The Atlantis roared towards space May 14, 2010, in the final planned flight for NASA’s Shuttle Program. The orbiter is delivering vital parts to the International Space Station and will remain docked up there for at least 12 days.
It’s the 32nd flight of the program that lasted 25 years and sent to space a small crowd of international and highly trained rocket scientists and a few civilians who joined in out of idealism or the power of sheer cash.
Besides developing scientific experiments we’re all too dumb to understand, successive crews helped build the station and document with unprecedented detail environmental and climate changes happening on the ground of our blue planet.

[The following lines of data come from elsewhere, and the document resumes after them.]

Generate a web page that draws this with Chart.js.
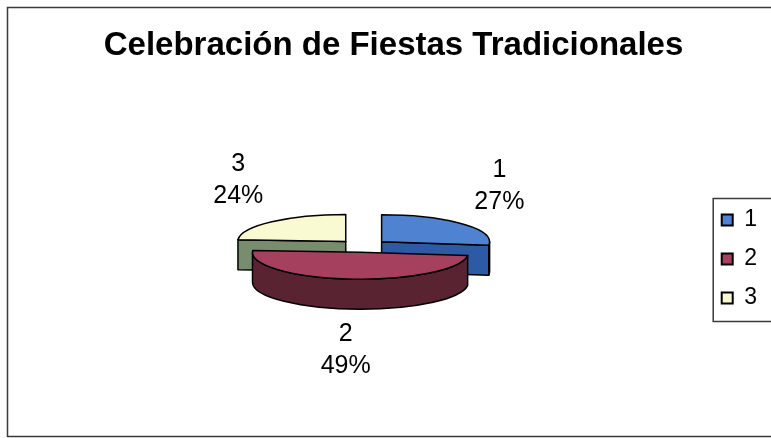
<!DOCTYPE html>
<html>
<head>
<meta charset="utf-8">
<script src="https://cdn.jsdelivr.net/npm/chart.js@4.4.1/dist/chart.umd.min.js"></script>
<style>
    html, body { margin: 0; padding: 0; background: #fff; }
</style>
</head>
<body>
<canvas id="pieChart" width="771" height="438"></canvas>
<script>
/* ── Data ───────────────────────────────────────────── */
const TITLE      = 'Celebración de Fiestas Tradicionales';
const labels     = ['1', '2', '3'];
const values     = [27, 49, 24];
const topColors  = ['#5082D2', '#A5415F', '#FAFAD2'];
const sideColors = ['#2D5AA5', '#5A2332', '#788C6E'];

/* ── 3D look ────────────────────────────────────────── */
const TILT    = 0.25;   // vertical squash of the pie
const DEPTH   = 30;     // thickness in px
const EXPLODE = 25;     // slice pull-out in px
const LBL_RX  = 182;
const LBL_RY  = 90;
const FONT    = 'Liberation Sans, Arial, sans-serif';

const pie3d = {
    id : 'pie3d',
    beforeDraw(chart) {
        const ctx = chart.ctx;
        ctx.save();
        ctx.fillStyle = '#fff';
        ctx.fillRect(0, 0, chart.width, chart.height);
        ctx.strokeStyle = '#3a3a3a';
        ctx.lineWidth = 1.5;
        ctx.strokeRect(7.5, 7.5, chart.width + 20, chart.height - 9);
        ctx.restore();
    },
    beforeDatasetsDraw(chart) {
        const ctx   = chart.ctx;
        const data  = chart.data.datasets[0].data;
        const total = data.reduce((a, b) => a + b, 0);
        const arcs  = chart.getDatasetMeta(0).data;

        const slices = arcs.map((a, i) => {
            const p   = a.getProps(['x', 'y', 'startAngle', 'endAngle', 'outerRadius'], true);
            const mid = (p.startAngle + p.endAngle) / 2;
            return {
                i, mid,
                x : p.x, y : p.y,
                s : p.startAngle, e : p.endAngle, r : p.outerRadius,
                cx : p.x + Math.cos(mid) * EXPLODE,
                cy : p.y + Math.sin(mid) * EXPLODE * TILT,
            };
        });

        const pt = (s, a, d) => [s.cx + Math.cos(a) * s.r, s.cy + Math.sin(a) * s.r * TILT + d];

        const wall = (s, a) => {
            const [x1, y1] = pt(s, a, 0);
            ctx.beginPath();
            ctx.moveTo(s.cx, s.cy);
            ctx.lineTo(x1, y1);
            ctx.lineTo(x1, y1 + DEPTH);
            ctx.lineTo(s.cx, s.cy + DEPTH);
            ctx.closePath();
            ctx.fill();
            ctx.stroke();
        };

        ctx.save();
        ctx.lineWidth   = 1.5;
        ctx.strokeStyle = '#000';
        ctx.lineJoin    = 'round';

        // back slices first
        [...slices].sort((a, b) => Math.sin(a.mid) - Math.sin(b.mid)).forEach(s => {
            ctx.fillStyle = sideColors[s.i];
            if (Math.cos(s.s) < -1e-6) wall(s, s.s);
            if (Math.cos(s.e) >  1e-6) wall(s, s.e);

            // front part of the rim
            const a0 = Math.max(s.s, 0);
            const a1 = Math.min(s.e, Math.PI);
            if (a1 > a0) {
                const [bx, by] = pt(s, a1, DEPTH);
                ctx.beginPath();
                ctx.ellipse(s.cx, s.cy, s.r, s.r * TILT, 0, a0, a1);
                ctx.lineTo(bx, by);
                ctx.ellipse(s.cx, s.cy + DEPTH, s.r, s.r * TILT, 0, a1, a0, true);
                ctx.closePath();
                ctx.fill();
                ctx.stroke();
            }

            // top face
            ctx.fillStyle = topColors[s.i];
            ctx.beginPath();
            ctx.moveTo(s.cx, s.cy);
            ctx.ellipse(s.cx, s.cy, s.r, s.r * TILT, 0, s.s, s.e);
            ctx.closePath();
            ctx.fill();
            ctx.stroke();
        });

        // data labels
        ctx.fillStyle    = '#000';
        ctx.font         = '25px ' + FONT;
        ctx.textAlign    = 'center';
        ctx.textBaseline = 'middle';
        slices.forEach(s => {
            const sn = Math.sin(s.mid);
            const lx = s.x + Math.cos(s.mid) * LBL_RX;
            const ly = s.y + sn * LBL_RY + (sn > 0 ? DEPTH / 2 : 0);
            ctx.fillText(chart.data.labels[s.i], lx, ly - 16);
            ctx.fillText(Math.round(data[s.i] / total * 100) + '%', lx, ly + 16);
        });
        ctx.restore();
        return false;
    },
    afterDraw(chart) {
        // frame around the legend
        const hb = chart.legend.legendHitBoxes;
        if (!hb || !hb.length) return;
        const first = hb[0], last = hb[hb.length - 1];
        const ctx = chart.ctx;
        ctx.save();
        ctx.strokeStyle = '#3a3a3a';
        ctx.lineWidth = 1.5;
        const top    = first.top - 10;
        const bottom = last.top + last.height + 12;
        ctx.strokeRect(first.left - 8.5, top, 120, bottom - top);
        ctx.restore();
    },
};

new Chart(document.getElementById('pieChart'), {
    type : 'pie',
    data : {
        labels   : labels,
        datasets : [{
            data            : values,
            backgroundColor : topColors,
            borderColor     : '#000',
            borderWidth     : 2,
            radius          : 108,
        }],
    },
    options : {
        responsive : false,
        animation  : false,
        events     : [],
        layout     : { padding: { left: 20, right: 4, top: 0, bottom: 18 } },
        plugins : {
            title : {
                display : true,
                text    : TITLE,
                color   : '#000',
                font    : { family: FONT, size: 33, weight: 'bold' },
                padding : { top: 26, bottom: 6.4 },
            },
            legend : {
                position : 'right',
                title    : {
                    display : true,
                    text    : ' ',
                    font    : { size: 12, lineHeight: 1.2 },
                    padding : { top: 0, bottom: 83.6 },
                },
                labels   : {
                    color     : '#000',
                    font      : { family: FONT, size: 23 },
                    boxWidth  : 11,
                    boxHeight : 11,
                    padding   : 16,
                },
            },
            tooltip : { enabled: false },
        },
    },
    plugins : [pie3d],
});
</script>
</body>
</html>
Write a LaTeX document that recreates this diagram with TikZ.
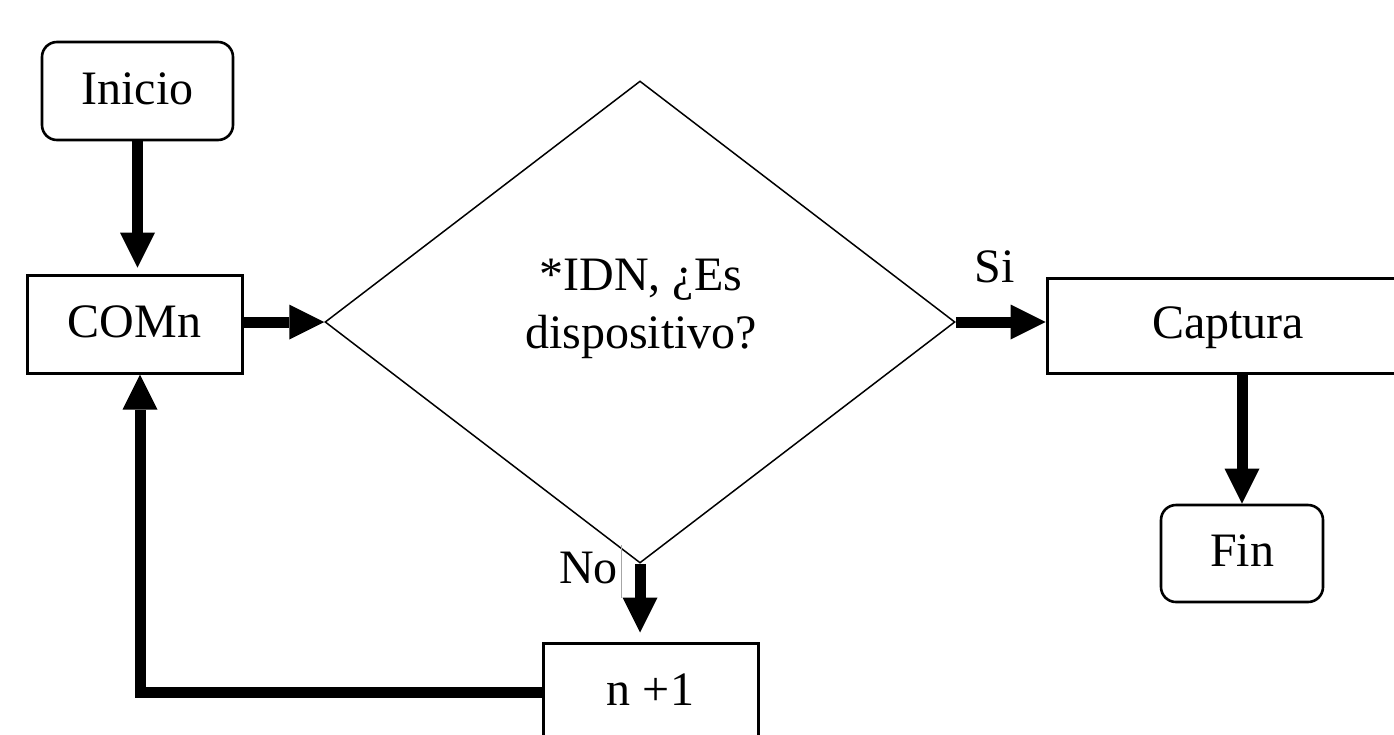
\documentclass[tikz,border=0pt]{standalone}
\usepackage{fontspec}
\setmainfont{Liberation Serif}
\usetikzlibrary{arrows.meta,shapes.geometric}

\tikzset{
  every node/.style={font=\fontsize{48}{58}\selectfont},
  box/.style={draw, line width=3pt, inner sep=0pt,
              text height=34pt, text depth=8pt},
  term/.style={box, line width=2.6pt, rounded corners=15pt},
  decision/.style={draw, shape=diamond, line width=1.5pt, inner sep=0pt,
                   minimum width=630pt, minimum height=482pt},
  flow/.style={line width=11pt,
               -{Triangle[length=35pt,width=35pt,line width=0pt]}},
  tag/.style={anchor=base, inner sep=0pt}
}

\begin{document}
\begin{tikzpicture}[x=1pt, y=-1pt]
  \useasboundingbox (0,0) rectangle (1394,734);
  \clip (0,0) rectangle (1394,734);

  % boxes
  \node[term, minimum width=191pt, minimum height=98pt] (ini) at (137.5,91) {Inicio};
  \node[box,  minimum width=215pt, minimum height=98pt] (com) at (134.5,324) {COMn};
  \node[decision] (dec) at (640,322) {};
  \node[align=center, inner sep=0pt] (q) at (641,309) {*IDN, ¿Es\\dispositivo?};
  \node[box,  minimum width=362pt, minimum height=95pt] (cap) at (1228,325.5) {Captura};
  \node[term, minimum width=162pt, minimum height=97pt] (fin) at (1242,553.5) {Fin};
  \node[box,  minimum width=215pt, minimum height=98pt] (inc) at (650.5,692) {n +1};

  % branch labels
  \node[tag] (si) at (995,282) {Si};
  \node[tag] (no) at (588.5,583) {No};
  \coordinate (cur1) at (621,545);
  \coordinate (cur2) at (621,598);
  \draw[gray!70, line width=1pt] (cur1) -- (cur2);

  % connectors
  \draw[flow, shorten >=6pt] (ini.south) -- (ini.south |- com.north);
  \draw[flow] (com.east |- dec.west) -- (dec.west);
  \draw[flow] (dec.east) -- (cap.west |- dec.east);
  \draw[flow] (fin.north |- cap.south) -- (fin.north);
  \draw[flow, shorten >=9pt] (dec.south) -- (dec.south |- inc.north);
  \draw[flow] (inc.west) -| ([xshift=5.5pt]com.south);
\end{tikzpicture}
\end{document}
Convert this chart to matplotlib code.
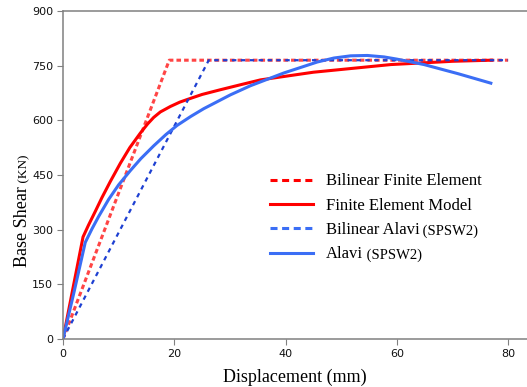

No one will forget the two catastrophes that marked its history: the explosion of the Challenger within minutes of its launch, in 1986, and the disintegration of the shuttle that started the program, Columbia, while reentering Earth’s atmosphere in 2003.
For a while, the Enterprise, which never flew into space, the doomed Columbia and Challenger, and the about-to-be-decommissioned Discovery, Atlantis and Endeavour fired up our imagination with their thrusting power and ability to perform multiple flights.
Then high costs, both material and in human lives, put a dump in the program, which struggled for years in need of funds. In the end, they lost public support faster than NASA could come up with a viable replacement.
We’re years away from the next space program, if ever there’ll be one, and no one knows what we’ll be boarding to take off and come back home safely.
May Atlantis come back safe and sound. Like its sister ships, it’ll most likely end its days as a museum exhibit. Not much for a spacecraft that traveled so far but not far enough to fulfill the old human dream of flying among the stars.
For now, though, it’ll do it. God speed, Flying Bus.